Web audio is open source, meaning it doesn’t rely on proprietary software and is free for anyone to use and contribute to. It runs in a browser on virtually any platform (both mobile and desktop), which opens up possibilities for thinking about how sound can be used in experiences. It also doesn’t rely on a highly specced machine – we’re already seeing how you can spread the CPU load over many devices, where each contributes something to the soundscape. 

Tools for web audio are also ingrained in the web development community – one of the more diverse, democratic (every computer comes with a browser) and open communities in tech (though yes, it still has a long way to go). I hope that as the usage of web audio spreads, we’ll see strong development on this platform.

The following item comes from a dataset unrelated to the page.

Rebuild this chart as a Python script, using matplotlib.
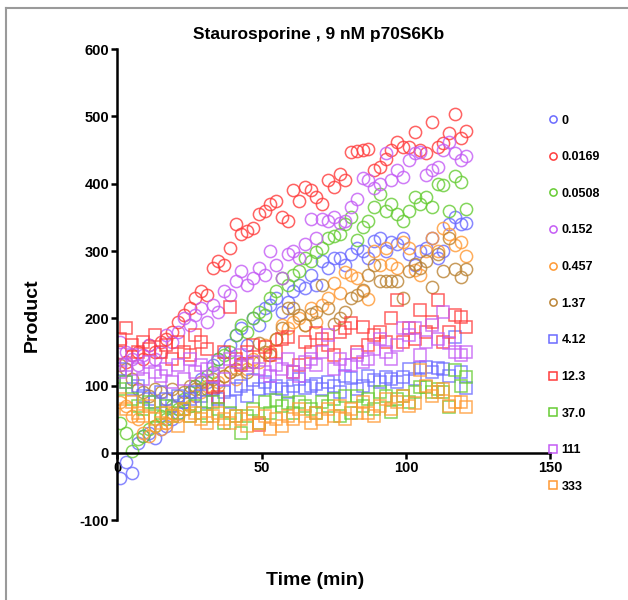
"""
Staurosporine inhibition time course, 9 nM p70S6Kb
Scatter of product vs time for each inhibitor concentration
"""
import matplotlib
matplotlib.use('Agg')

import matplotlib.pyplot as plt
from matplotlib.lines import Line2D

plt.rcParams['font.family'] = ['Liberation Sans', 'DejaVu Sans']
plt.rcParams['font.weight'] = 'bold'
plt.rcParams['axes.unicode_minus'] = False

TIME = list(range(1, 122, 2))

CONC_0 = [-38, -13, -30, 15, 25, 30, 22, 35, 40, 50, 60, 75, 90, 100, 110, 105,
          130, 140, 150, 160, 175, 185, 160, 200, 190, 215, 220, 230, 210, 225,
          240, 250, 245, 265, 250, 285, 275, 290, 290, 280, 295, 305, 300, 290,
          315, 320, 300, 313, 310, 320, 295, 280, 300, 305, 320, 290, 300, 340,
          350, 340, 341]
CONC_0169 = [150, 135, 145, 150, 140, 160, 150, 165, 170, 180, 195, 205, 215,
             230, 240, 235, 275, 285, 280, 305, 340, 325, 330, 335, 355, 360,
             370, 375, 350, 345, 390, 375, 395, 390, 380, 370, 405, 395, 415,
             405, 447, 448, 450, 452, 420, 425, 437, 450, 462, 455, 455, 477,
             450, 445, 492, 455, 460, 475, 504, 468, 479]
CONC_0508 = [45, 30, 3, 20, 25, 35, 40, 55, 50, 70, 65, 80, 90, 100, 95, 115,
             120, 140, 145, 150, 175, 190, 180, 200, 210, 205, 230, 240, 260,
             250, 265, 270, 290, 285, 299, 304, 320, 323, 325, 340, 350, 316,
             336, 345, 365, 385, 360, 370, 355, 345, 360, 380, 370, 380, 365,
             400, 398, 360, 412, 403, 362]
CONC_152 = [165, 150, 140, 130, 145, 160, 140, 150, 175, 165, 180, 200, 190,
            205, 215, 195, 220, 210, 240, 235, 255, 270, 250, 260, 275, 265,
            300, 280, 260, 295, 300, 290, 310, 348, 320, 348, 345, 350, 341,
            345, 365, 378, 408, 405, 393, 400, 445, 405, 420, 410, 435, 445,
            447, 413, 420, 425, 450, 462, 445, 435, 442]
CONC_457 = [75, 70, 55, 50, 30, 25, 40, 35, 45, 60, 55, 65, 70, 85, 90, 100,
            95, 105, 115, 120, 110, 130, 125, 140, 135, 160, 150, 170, 190, 185,
            195, 200, 190, 215, 195, 220, 230, 252, 237, 269, 264, 260, 240,
            229, 300, 280, 304, 281, 275, 313, 305, 272, 265, 300, 319, 300,
            334, 325, 309, 313, 293]
CONC_137 = [130, 125, 110, 95, 90, 85, 95, 90, 80, 95, 85, 90, 100, 95, 105,
            95, 110, 100, 115, 120, 125, 133, 120, 135, 163, 150, 145, 170, 185,
            215, 216, 205, 190, 207, 210, 249, 215, 192, 200, 210, 230, 234,
            242, 264, 279, 255, 255, 255, 255, 230, 270, 281, 275, 285, 247,
            296, 271, 320, 274, 261, 274]
CONC_412 = [125, 105, 95, 100, 85, 80, 75, 90, 80, 70, 85, 75, 80, 90, 85, 75,
            95, 80, 90, 75, 95, 100, 85, 108, 95, 105, 96, 100, 95, 90, 100,
            110, 96, 100, 103, 95, 105, 100, 90, 115, 111, 95, 100, 115, 108,
            105, 113, 110, 105, 113, 125, 110, 126, 128, 120, 126, 125, 115,
            172, 120, 96]
CONC_123 = [170, 185, 160, 150, 165, 155, 175, 150, 160, 140, 165, 150, 145,
            175, 165, 155, 98, 83, 150, 217, 140, 130, 150, 160, 41, 158, 145,
            150, 170, 172, 120, 130, 165, 150, 178, 170, 160, 145, 180, 185,
            193, 150, 187, 160, 175, 180, 165, 200, 227, 165, 185, 170, 212,
            180, 195, 227, 165, 180, 205, 202, 187]
CONC_370 = [95, 105, 80, 70, 65, 75, 55, 60, 70, 55, 60, 65, 55, 70, 60, 55,
            75, 65, 45, 60, 55, 30, 55, 65, 45, 75, 60, 78, 70, 74, 60, 75, 70,
            65, 60, 75, 70, 80, 55, 85, 60, 85, 70, 80, 65, 90, 85, 61, 80, 85,
            75, 90, 98, 98, 91, 95, 90, 68, 123, 100, 113]
CONC_111 = [120, 130, 145, 125, 110, 135, 120, 115, 125, 105, 130, 110, 140,
            120, 130, 125, 115, 135, 110, 140, 135, 145, 130, 135, 125, 120,
            115, 130, 125, 140, 120, 115, 135, 140, 130, 150, 175, 125, 140,
            130, 130, 145, 135, 140, 155, 170, 150, 140, 160, 185, 175, 185,
            145, 165, 190, 170, 210, 163, 150, 145, 150]
CONC_333 = [80, 65, 75, 60, 55, 70, 50, 45, 60, 55, 40, 65, 55, 60, 50, 45,
            55, 60, 50, 45, 55, 50, 40, 60, 45, 55, 35, 50, 40, 55, 50, 65, 55,
            45, 60, 50, 65, 55, 70, 50, 65, 60, 75, 60, 55, 70, 80, 65, 75, 85,
            70, 74, 123, 100, 85, 90, 95, 70, 76, 75, 68]

LABELS = ["0", "0.0169", "0.0508", "0.152", "0.457", "1.37",
          "4.12", "12.3", "37.0", "111", "333"]
SERIES = [CONC_0, CONC_0169, CONC_0508, CONC_152, CONC_457, CONC_137,
          CONC_412, CONC_123, CONC_370, CONC_111, CONC_333]

COLORS = ["#6b6bff", "#ff3c3c", "#66cc33", "#c45cf5", "#ff9933", "#bb8435",
          "#6b6bff", "#ff3c3c", "#66cc33", "#c45cf5", "#ff9933"]
MARKERS = ["o"] * 6 + ["s"] * 5

fig = plt.figure(figsize=(6.28, 6.0), dpi=100)
ax = fig.add_axes([0.187, 0.133, 0.689, 0.785])

for vals, color, marker, label in zip(SERIES, COLORS, MARKERS, LABELS):
    ax.plot(TIME, vals, linestyle="none", marker=marker, markersize=8.8,
            markerfacecolor="none", markeredgecolor=color,
            markeredgewidth=1.1, alpha=0.8, label=label)

ax.set_xlim(0, 150)
ax.set_ylim(-100, 600)
ax.set_xticks([0, 50, 100, 150])
ax.set_yticks(range(-100, 601, 100))

ax.spines["top"].set_visible(False)
ax.spines["right"].set_visible(False)
ax.spines["bottom"].set_position(("data", 0))
ax.spines["left"].set_linewidth(1.8)
ax.spines["bottom"].set_linewidth(1.8)
ax.tick_params(direction="out", length=4, width=1.8, labelsize=10.5, pad=2)
for lbl in ax.get_xticklabels() + ax.get_yticklabels():
    lbl.set_fontweight("bold")

fig.text(0.507, 0.942, "Staurosporine , 9 nM p70S6Kb", ha="center",
         va="center", fontsize=12.5, fontweight="bold")
fig.text(0.052, 0.475, "Product", rotation=90, ha="center", va="center",
         fontsize=14, fontweight="bold")
fig.text(0.502, 0.033, "Time (min)", ha="center", va="center",
         fontsize=14, fontweight="bold")

handles = [Line2D([], [], linestyle="none", marker=m, markersize=5.2,
                  markerfacecolor="none", markeredgecolor=c, markeredgewidth=1.1)
           for m, c in zip(MARKERS, COLORS)]
leg = fig.legend(handles, LABELS, loc="upper left",
                 bbox_to_anchor=(0.873, 0.809), frameon=False,
                 fontsize=9, labelspacing=1.97, handlelength=0.8,
                 handletextpad=0.25, borderpad=0, borderaxespad=0)
for t in leg.get_texts():
    t.set_fontweight("bold")

# outer chart-area border (top and left only are visible)
fig.add_artist(Line2D([6 / 628, 1.0], [1 - 8 / 600, 1 - 8 / 600],
                      transform=fig.transFigure, color="#9a9a9a", lw=1.5))
fig.add_artist(Line2D([6 / 628, 6 / 628], [0.0, 1 - 8 / 600],
                      transform=fig.transFigure, color="#9a9a9a", lw=1.5))

fig.savefig("out.png", dpi=100, facecolor="white")
plt.close(fig)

While it may not yet have the computing crunch power of a low level programming language, the opportunities it provides are very much worth exploring. 

In the future I also see more risks being taken with audio as a part of interactive experiences. I hope to see the gap closing between sound art and commercial activations, and encourage everyone to be more bold and exploratory with sound as 50% of an experience.

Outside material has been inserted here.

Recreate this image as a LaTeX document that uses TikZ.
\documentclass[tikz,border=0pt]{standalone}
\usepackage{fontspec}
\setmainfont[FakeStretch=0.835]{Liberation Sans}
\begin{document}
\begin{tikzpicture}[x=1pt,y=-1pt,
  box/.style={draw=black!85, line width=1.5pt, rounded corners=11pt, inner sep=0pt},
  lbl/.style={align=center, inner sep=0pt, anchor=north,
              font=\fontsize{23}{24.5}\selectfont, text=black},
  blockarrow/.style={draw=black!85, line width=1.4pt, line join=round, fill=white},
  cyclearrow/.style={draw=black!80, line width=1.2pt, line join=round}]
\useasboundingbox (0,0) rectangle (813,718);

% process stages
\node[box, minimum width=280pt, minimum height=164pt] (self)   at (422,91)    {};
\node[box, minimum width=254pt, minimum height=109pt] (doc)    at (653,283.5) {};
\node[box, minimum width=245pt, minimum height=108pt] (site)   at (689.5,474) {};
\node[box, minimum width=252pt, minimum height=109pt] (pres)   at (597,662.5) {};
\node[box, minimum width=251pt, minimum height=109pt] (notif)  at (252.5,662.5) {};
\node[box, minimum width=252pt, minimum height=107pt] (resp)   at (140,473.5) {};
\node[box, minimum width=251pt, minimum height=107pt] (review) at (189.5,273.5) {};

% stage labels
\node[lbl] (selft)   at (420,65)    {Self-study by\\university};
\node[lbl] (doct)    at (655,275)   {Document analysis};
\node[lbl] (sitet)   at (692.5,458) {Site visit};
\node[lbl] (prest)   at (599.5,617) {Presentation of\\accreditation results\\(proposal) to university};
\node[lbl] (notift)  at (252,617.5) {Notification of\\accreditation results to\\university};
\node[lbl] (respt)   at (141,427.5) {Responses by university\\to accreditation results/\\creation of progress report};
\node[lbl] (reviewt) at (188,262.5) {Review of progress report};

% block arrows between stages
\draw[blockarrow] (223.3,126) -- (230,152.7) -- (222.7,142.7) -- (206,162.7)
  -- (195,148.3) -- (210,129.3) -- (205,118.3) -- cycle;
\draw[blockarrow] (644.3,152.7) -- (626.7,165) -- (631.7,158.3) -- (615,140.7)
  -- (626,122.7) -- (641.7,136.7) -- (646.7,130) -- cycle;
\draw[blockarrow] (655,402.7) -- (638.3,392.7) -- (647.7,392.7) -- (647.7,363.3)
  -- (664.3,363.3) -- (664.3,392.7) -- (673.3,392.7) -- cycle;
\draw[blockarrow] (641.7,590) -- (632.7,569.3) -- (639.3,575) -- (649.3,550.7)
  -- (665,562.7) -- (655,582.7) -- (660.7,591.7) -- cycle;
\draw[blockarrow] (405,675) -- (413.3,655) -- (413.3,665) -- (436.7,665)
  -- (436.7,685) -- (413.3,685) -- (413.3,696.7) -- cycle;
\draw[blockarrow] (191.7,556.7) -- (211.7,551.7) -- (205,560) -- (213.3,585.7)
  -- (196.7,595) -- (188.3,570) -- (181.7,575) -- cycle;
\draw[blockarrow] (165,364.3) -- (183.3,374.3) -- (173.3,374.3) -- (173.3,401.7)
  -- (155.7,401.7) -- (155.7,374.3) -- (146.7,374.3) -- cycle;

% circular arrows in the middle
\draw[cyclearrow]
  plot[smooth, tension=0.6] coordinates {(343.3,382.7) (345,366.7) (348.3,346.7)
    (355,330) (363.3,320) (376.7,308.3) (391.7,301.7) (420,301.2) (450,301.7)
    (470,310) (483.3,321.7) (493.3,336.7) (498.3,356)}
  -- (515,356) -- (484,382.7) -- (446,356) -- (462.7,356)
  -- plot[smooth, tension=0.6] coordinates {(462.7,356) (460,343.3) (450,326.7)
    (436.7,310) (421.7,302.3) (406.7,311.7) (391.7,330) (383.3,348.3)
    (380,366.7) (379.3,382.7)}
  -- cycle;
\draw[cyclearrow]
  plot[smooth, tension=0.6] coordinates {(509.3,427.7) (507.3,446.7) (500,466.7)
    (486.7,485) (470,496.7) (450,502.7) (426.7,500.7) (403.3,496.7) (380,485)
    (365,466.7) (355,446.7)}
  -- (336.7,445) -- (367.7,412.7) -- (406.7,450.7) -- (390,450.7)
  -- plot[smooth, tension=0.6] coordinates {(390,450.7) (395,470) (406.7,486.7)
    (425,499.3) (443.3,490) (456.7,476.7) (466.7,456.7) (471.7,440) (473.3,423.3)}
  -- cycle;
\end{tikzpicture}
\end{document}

My number one dream for audio though is that there is a growing willingness to budget for generative audio as part of physical installations. This is where the combination of technology, artistry, interaction and emotion all come into play and deliver something organic, lively, unpredictable and non-repetitive. It allows for data capture in the installation space, through sensing or even other simple factors such as time of day, to influence and drive the direction of the sound and music and to deliver something truly site specific and bespoke.

Next time you begin planning a multimedia project, I encourage you to put sound on the map. By allowing audio to take an active role, allowing it to feed off user inputs and actions and committing to a soundscape that is not static by design, I hope you start to experience sound in new light.